Repeating this process produces the higher-order binomial coefficients,
which in this way can be thought of as generalized triangular numbers, and which give the first part of Harriot's title.

Harriot's results were only improved 50 years later by Isaac Newton, and prefigure Newton's use of Newton polynomials for interpolation. As reviewer Matthias Schemmel writes, this work "shows what was possible in dealing with functional relations before the advent of the calculus".

The work was written as a 38-page manuscript in Latin, and Harriot wrote it up as if for publication, with a title page. However, much of its content consists of calculations and formulas with very little explanatory text, leading at least some of Harriot's contemporaries such as Sir Charles Cavendish to complain of the difficulty of understanding it.

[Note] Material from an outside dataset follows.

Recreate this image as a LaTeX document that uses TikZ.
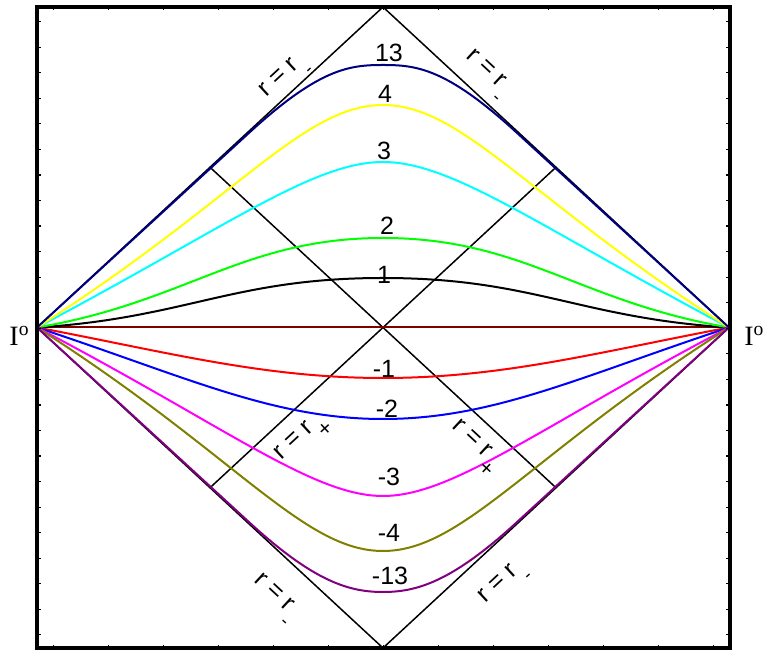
\documentclass[tikz,border=0pt]{standalone}
\usepackage{fontspec}
\setmainfont{Liberation Serif}
\newfontfamily\labelfont{Liberation Sans}
\usetikzlibrary{calc}
\definecolor{navyc}{RGB}{0,0,128}
\definecolor{yellowc}{RGB}{255,255,0}
\definecolor{cyanc}{RGB}{0,255,255}
\definecolor{greenc}{RGB}{0,255,0}
\definecolor{maroonc}{RGB}{128,0,0}
\definecolor{redc}{RGB}{255,0,0}
\definecolor{bluec}{RGB}{0,0,255}
\definecolor{magentac}{RGB}{255,0,255}
\definecolor{olivec}{RGB}{128,128,0}
\definecolor{purplec}{RGB}{128,0,128}
\newcommand{\rsub}[2]{r = r\rlap{\smash{\hspace{1pt}\raisebox{-7pt}{\fontsize{#2}{#2}\selectfont #1}}}}

\begin{document}
\begin{tikzpicture}[
  x=0.5pt, y=-0.5pt,
  edge/.style={black, line width=0.75pt},
  slice/.style={line width=1pt},
  num/.style={font=\labelfont\fontsize{12.5}{14}\selectfont, inner sep=0pt},
  rlab/.style={font=\labelfont\fontsize{12.5}{14}\selectfont, inner sep=0pt},
  io/.style={font=\fontsize{14}{16}\selectfont, inner sep=0pt}
]
  \useasboundingbox (0,0) rectangle (767,651);

  % corners of the diagram
  \coordinate (iL) at (37,327.5);
  \coordinate (iR) at (729,327.5);
  \coordinate (top) at (383,7);
  \coordinate (bot) at (383,648);
  \coordinate (mUL) at ($(iL)!0.5!(top)$);
  \coordinate (mUR) at ($(top)!0.5!(iR)$);
  \coordinate (mLL) at ($(iL)!0.5!(bot)$);
  \coordinate (mLR) at ($(bot)!0.5!(iR)$);

  % horizons
  \draw[edge] (iL) -- (top) -- (iR) -- (bot) -- cycle;
  \draw[edge] (mLL) -- (mUR);
  \draw[edge] (mUL) -- (mLR);

  % slices
  \draw[slice, maroonc] (iL) -- (iR);
  \foreach \col/\ax/\ay/\bx/\py in {black/187/318/233/278, greenc/187/302/243/238,
      cyanc/227/227/313/162, yellowc/237/200/303/105, redc/167/352/263/378,
      bluec/187/377/273/419, magentac/227/427/313/496, olivec/237/455/303/551}
    \draw[slice, \col] (iL) .. controls (\ax,\ay) and (\bx,\py) .. (383,\py)
      .. controls ({766-\bx},\py) and ({766-\ax},\ay) .. (iR);
  \draw[slice, navyc] (iL) -- (250,132) .. controls (320,68) and (350,65) .. (383,65)
    .. controls (416,65) and (446,68) .. (516,132) -- (iR);
  \draw[slice, purplec] (iL) -- (250,523) .. controls (315,582.5) and (350,592) .. (383,592)
    .. controls (416,592) and (451,582.5) .. (516,523) -- (iR);

  % frame
  \draw[line width=2pt] (37,7) rectangle (729.5,648.5);
  \foreach \k in {0,...,24} {
    \draw[line width=0.6pt] (37,{21.7+25.55*\k}) -- ++(3.5,0);
    \draw[line width=0.6pt] (729.5,{21.7+25.55*\k}) -- ++(-3.5,0);
  }
  \foreach \k in {0,...,12} {
    \draw[line width=0.6pt] ({53.3+55*\k},7) -- ++(0,3.5);
    \draw[line width=0.6pt] ({53.3+55*\k},648.5) -- ++(0,-3.5);
  }

  % labels
  \node[num] (n13) at (389,52.5) {13};
  \node[num] (n4) at (385,94) {4};
  \node[num] (n3) at (384,151) {3};
  \node[num] (n2) at (387,226) {2};
  \node[num] (n1) at (384,275) {1};
  \node[num] (m1) at (384,369) {-1};
  \node[num] (m2) at (387,409) {-2};
  \node[num] (m3) at (389,477) {-3};
  \node[num] (m4) at (389,533) {-4};
  \node[num] (m13) at (390,576) {-13};

  \node[rlab, rotate=42.8] (rmUL) at (278,77) {\rsub{-}{9}};
  \node[rlab, rotate=-42.8] (rmUR) at (487,68) {\rsub{-}{9}};
  \node[rlab, rotate=-42.8] (rmLL) at (275,592) {\rsub{-}{9}};
  \node[rlab, rotate=42.8] (rmLR) at (497,583) {\rsub{-}{9}};
  \node[rlab, rotate=42.8] (rpL) at (293,440) {\rsub{+}{11}};
  \node[rlab, rotate=-42.8] (rpR) at (473,438) {\rsub{+}{11}};

  \node[io, anchor=base east] (ioL) at (30,346) {I\textsuperscript{o}};
  \node[io, anchor=base west] (ioR) at (744,346) {I\textsuperscript{o}};
\end{tikzpicture}
\end{document}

==Thomas Harriot’s Doctrine==
The monograph Thomas Harriot’s Doctrine of Triangular Numbers: the "Magisteria Magna", edited by Janet Beery and Jackie Stedall, was published in 2009 by the European Mathematical Society in their newly created Heritage of European Mathematics series. Its subject is De numeris triangularibus, and the third of its three sections consists of a facsimile reproduction of Harriot's manuscript, with each page facing a page of commentary by the editors, including translations of its Latin passages. The earlier parts of Beery and Stedall's book survey the material in Harriot's work, the context for this work, the chronology of its loss and recovery, and the effect of this work on the 17th-century mathematicians who read it.

Although reviewer Matthias Schemmel suggests that the 2009 monograph is primarily aimed at historians of mathematics, who "will welcome this book as providing new insights into the development of mathematics", he suggests that it may also be of interest to other mathematicians and could perk their interest in the history of mathematics.